The Intent
You are trying to understand the real-world consequences of death or incapacity on the business, not just the legal theory.
How I Solve It
I use the 25 Factors to assess continuity risk, focusing on Factor #13: Management Capability, Factor #14: Client Base, Factor #10: Processes and Documentation, and Factor #24: Risk. These factors reveal whether the business is institutionally strong or personality-driven.
The 5 Senses Inspection Report identifies whether staff, systems, and culture can function without the owner's daily presence.
Experience
It is vital because "What happens to a business when the owner dies?" is not a mechanical calculation. It is a real-world judgment about risk, control, sustainability, and transferability — and that judgment is where 10–15 years of owner-operator and valuation experience, your gut–brain axis, does the heavy lifting.
Why It Is Not Mechanical
On paper, valuation appears formula-driven. In reality, governance rights, risk concentration, growth durability, market conditions, and stakeholder dynamics materially affect value.

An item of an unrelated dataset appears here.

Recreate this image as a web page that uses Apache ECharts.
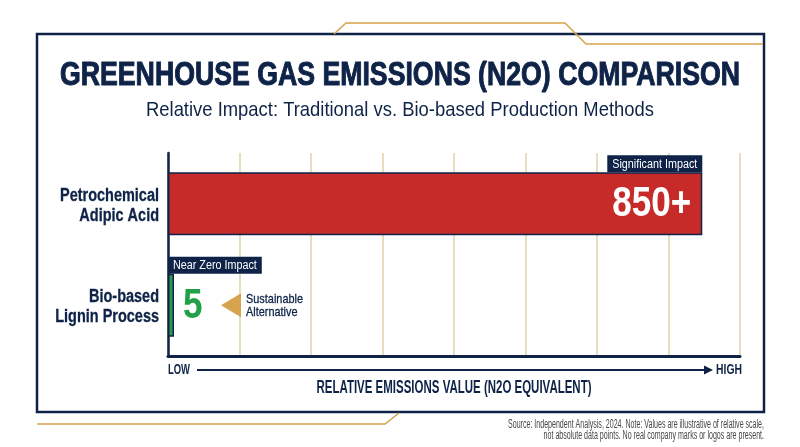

Where Experience Changes the Number
Decisions around normalization, premiums, discounts, projections, and defensibility require judgment formed through lived ownership, negotiation, and financial accountability.
Why the Gut–Brain Axis Matters
The brain performs disciplined financial analysis. The gut recognizes unrealistic narratives, hidden leverage, emotional distortions, and deal risk. Together they produce conclusions that withstand scrutiny.
Protecting Financial Lives
The final number affects wealth, control, solvency, tax exposure, and long-term relationships. Requiring 10–15 years of serious hands-on business and valuation experience ensures the answer is fair, defensible, and durable. See my Experience page.
The Result
You gain a clear understanding of whether the business represents a stable asset for beneficiaries or a risk that must be addressed proactively.